We care about utility-maximizers because they're doing their backwards assignment, using their predictions of the future to guide their present actions to try to shift the future to be more like what they want it to be.

To be pedantic: we care about "consequence-desirability-maximisers" (or in Rohin's terminology, goal-directed agents) because they do backwards assignment. But I think the pedantry is important, because people substitute utility-maximisers for goal-directed agents, and then reason about those agents by thinking about utility functions, and that just seems incorrect.

And so if I read the original post as "the further a robot's behavior is from optimal, the less likely it is to demonstrate convergent instrumental goals"

What do you mean by optimal here? The robot's observed behaviour will be optimal for some utility function, no matter how long you run it.

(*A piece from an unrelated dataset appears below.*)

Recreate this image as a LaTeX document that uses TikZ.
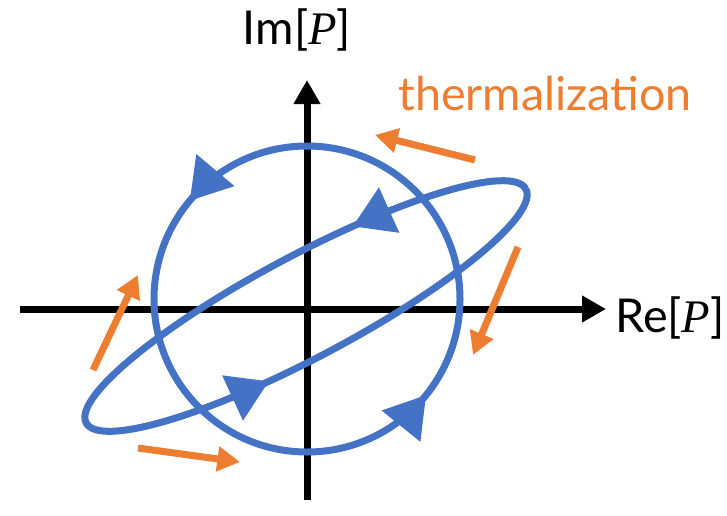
\documentclass[tikz,border=0pt]{standalone}
\usepackage{fontspec}
\setmainfont{Lato}
\newfontfamily\varfont{Liberation Serif}
\usetikzlibrary{arrows.meta,decorations.markings}
\definecolor{loopblue}{RGB}{68,114,196}
\definecolor{thermorange}{RGB}{237,125,49}
\newcommand{\varP}{{\varfont\itshape P}}
\tikzset{
axis line/.style={line width=5.25pt,-{Triangle[length=18pt,width=19pt]}},
loop line/.style={color=loopblue,line width=5.25pt},
loop arrows/.style 2 args={postaction={decorate},decoration={markings,
  mark=at position #1 with {\arrow{Triangle[length=30pt,width=36pt]}},
  mark=at position #2 with {\arrow{Triangle[length=30pt,width=36pt]}}}},
relax arrow/.style={color=thermorange,line width=5.25pt,-{Triangle[length=17pt,width=18pt]}},
big label/.style={inner sep=0pt,font=\fontsize{35}{40}\selectfont}
}

\begin{document}
\begin{tikzpicture}[x=0.75pt,y=0.75pt,yscale=-1,xscale=1]
\useasboundingbox (0,0) rectangle (727,515);

%Axes
\coordinate (xstart) at (20,309);
\coordinate (xend) at (606,309);
\coordinate (ystart) at (307,500);
\coordinate (yend) at (307,80);
\draw [axis line] (xstart) -- (xend);
\draw [axis line] (ystart) -- (yend);

%Circle loop
\coordinate (circ) at (307,299);
\draw [loop line, loop arrows={0.389}{0.892}] (circ) ++(153,0) arc [start angle=0, end angle=-360, radius=153];

%Ellipse loop
\begin{scope}[shift={(306,306)}, rotate=-28]
\draw [loop line, loop arrows={0.175}{0.685}] (249,0) arc [start angle=0, end angle=-360, x radius=249, y radius=51];
\end{scope}

%Thermalization arrows
\coordinate (topfrom) at (475,160);
\coordinate (topto) at (375,135);
\coordinate (rightfrom) at (518,247);
\coordinate (rightto) at (473,355);
\coordinate (bottomfrom) at (138,448);
\coordinate (bottomto) at (240,462);
\coordinate (leftfrom) at (93,370);
\coordinate (leftto) at (138,275);
\draw [relax arrow] (topfrom) -- (topto);
\draw [relax arrow] (rightfrom) -- (rightto);
\draw [relax arrow] (bottomfrom) -- (bottomto);
\draw [relax arrow] (leftfrom) -- (leftto);

% Text Node
\node [big label, anchor=base] (imlabel) at (297,44) {Im[\varP]};
% Text Node
\node [big label, anchor=base west] (relabel) at (615,332) {Re[\varP]};
% Text Node
\node [big label, anchor=base, color=thermorange] (thermlabel) at (545,110) {thermalization};

\end{tikzpicture}
\end{document}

To be pedantic: we care about "consequence-desirability-maximisers" (or in Rohin's terminology, goal-directed agents) because they do backwards assignment.

Valid point.

But I think the pedantry is important, because people substitute utility-maximisers for goal-directed agents, and then reason about those agents by thinking about utility functions, and that just seems incorrect.

This also seems right. Like, my understanding of what's going on here is we have:

• 'central' consequence-desirability-maximizers, where there's a simple utility function that they're trying to maximize according to the VNM axioms
• 'general' consequence-desirability-maximizers, where there's a complicated utility function that they're trying to maximize, which is selected because it imitates some other behavior

The first is a narrow class, and depending on how strict you are with 'maximize', quite possibly no physically real agents will fall into it. The second is a universal class, which instantiates the 'trivial claim' that everything is utility maximization.

Put another way, the first is what happens if you hold utility fixed / keep utility simple, and then examine what behavior follows; the second is what happens if you hold behavior fixed / keep behavior simple, and then examine what utility follows.

Distance from the first is what I mean by "the further a robot's behavior is from optimal"; I want to say that I should have said something like "VNM-optimal" but actually I think it needs to be closer to "simple utility VNM-optimal."

I think you're basically right in calling out a bait-and-switch that sometimes happens, where anyone who wants to talk about the universality of expected utility maximization in the trivial 'general' sense can't get it to do any work, because it should all add up to normality, and in normality there's a meaningful distinction between people who sort of pursue fuzzy goals and ruthless utility maximizers.